What is great for them right now is that they have no shortage of guys that fit that bill spread around the league. The name of the game right now is to bring big names together and pair them up in nightly All-Star Games. Well there’s a Version 4.0 of the “Big Man in Need” in the NBA right now, by the name of Dwight Howard, so be proactive Mitch Kupchak. Don’t let him hit free agency. He’s already getting upset with the national media about how they are discussing his free agency to be next summer, and now the local media is applying pressure too. Go save the guy and pull him out now. If Dwight knows the Lakers are coming full speed for him early, he’ll start laying the full court press of power plays on Orlando GM Otis Smith, and by late summer he’ll be dying to trade him and just get something in return to save his franchise (which would go down at epic speeds with Gilbert Arenas and Jameer Nelson left to guide them. Think Cleveland, 2k12). Package up Andrew Bynum, Lamar Odom and 2 two of those soon to be irrelevant, “we’ve got Kobe and Dwight” late first round picks, and change the direction of your franchise in a manner that they have historically adhered to.

The situation is far from “Game Over” in LA, and they are not short on assets in any way. But handling these issues immediately ensure that next year doesn’t repeat this year, and then really give the Western Conference justifiable ammo, and hope.

  1. Oates says:

    As a Laker fan, I think they can in fact win it w/ pretty much the same nucleus. I see it as this:

    – Steve Blake & Luke Walton serve no purpose on the Lakers and possibly the NBA, they gotta roll.
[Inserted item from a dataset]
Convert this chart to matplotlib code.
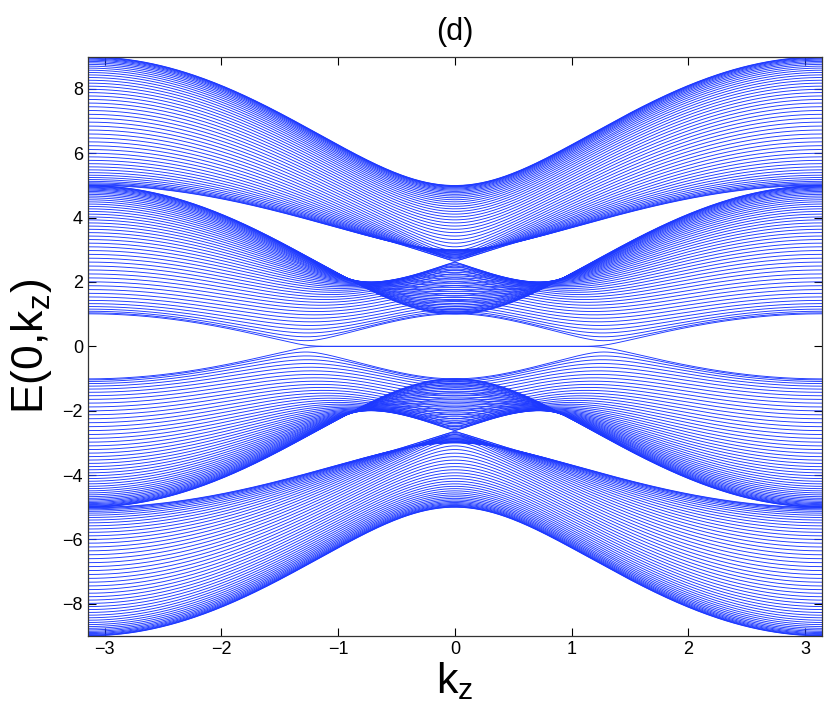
import numpy as np
import matplotlib
matplotlib.use("Agg")
import matplotlib.pyplot as plt

# Model parameters (slab of a magnetic Weyl semimetal, kx = 0)
A_so = 2.0        # spin-orbit amplitude
b_zeeman = 2.0    # Zeeman splitting
t_hop = 2.0       # hopping
m_onsite = 3.0    # mass term (M = m - t cos ky - t cos kz)
n_layers = 50     # slab thickness
kz_values = np.linspace(-np.pi, np.pi, 361)
x_ticks = [-3, -2, -1, 0, 1, 2, 3]
y_ticks = [-8, -6, -4, -2, 0, 2, 4, 6, 8]

s0 = np.eye(2); sx = np.array([[0, 1], [1, 0]], complex)
sy = np.array([[0, -1j], [1j, 0]]); sz = np.array([[1, 0], [0, -1]], complex)
G2 = np.kron(sz, sy)     # tau_z sigma_y
G3 = np.kron(sz, sz)     # tau_z sigma_z
G4 = np.kron(sx, s0)     # tau_x
B = np.kron(s0, sz)      # sigma_z

T = -(t_hop / 2) * G4 + 1j * (A_so / 2) * G2
off = np.eye(n_layers, k=-1)

bands = []
for kz in kz_values:
    h0 = A_so * np.sin(kz) * G3 + (m_onsite - t_hop * np.cos(kz)) * G4 + b_zeeman * B
    H = np.kron(np.eye(n_layers), h0) + np.kron(off, T)
    H = H + np.kron(off.T, T.conj().T)
    bands.append(np.linalg.eigvalsh(H))
bands = np.array(bands)

plt.rcParams['font.family'] = ['Liberation Sans', 'DejaVu Sans']
fig = plt.figure(figsize=(8.3, 7.09), dpi=100)
ax = fig.add_axes([0.106, 0.103, 0.884, 0.817])
ax.plot(kz_values, bands, color='#1c38ff', lw=0.65)
ax.set_xlim(-np.pi, np.pi)
ax.set_ylim(-9, 9)
ax.set_xticks(x_ticks)
ax.set_yticks(y_ticks)
ax.set_xticklabels([str(v).replace('-', '\u2212') for v in x_ticks])
ax.set_yticklabels([str(v).replace('-', '\u2212') for v in y_ticks])
ax.tick_params(direction='in', top=True, right=True, length=6, labelsize=13, width=0.8)
for sp in ax.spines.values():
    sp.set_linewidth(0.9)
    sp.set_color('#333333')
ax.set_title('(d)', fontsize=22, pad=12)
ax.set_xlabel(r'k$_\mathregular{z}$', fontsize=31, labelpad=2)
ax.set_ylabel(r'E(0,k$_\mathregular{z}$)', fontsize=32, labelpad=6)
fig.savefig('out.png', dpi=100)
Might throw Matt Barnes (Doug Christie v2.0) out too.

    – Gotta get rid of Gasol or Odom. You cant have two overly talented but relatively undependable players on the same squad

    – Go out and get a shooter. The problem w/ this year’s edition of the Lakers, in my opinion, is when Kobe drives the lane or Pau wants to kick it out of the post, the Lakers had no one on the outside to shoot the 3. So everyone could collapse on the Lakers inside & totally not respect the 3. They had Vujacic & sometimes Farmar in previous seasons. This season…not so much.

    – Gotta get a PG, D-Fish just doesnt have it all anymore.

    – Coaching will be crucial as you touched on. Even at the age of 13, I was skeptical of new coaches especially if I didnt deem them as smart or smarter than my previous coach. I could see how losing PJ & more than likely the triangle will be rough for the Kobe-ster. Adelman would be an interesting candidate. Joining the franchise that would dominate his nightmares in the early 00s

  2. Tibbs says:

    You made alot of valid points in your article. The Lakers suffer from not having a bench more than anything else. The next coach of this bunch HAS TO HAVE Credibility and has to have the ability to massage egos. Good article tho! Keep it up man.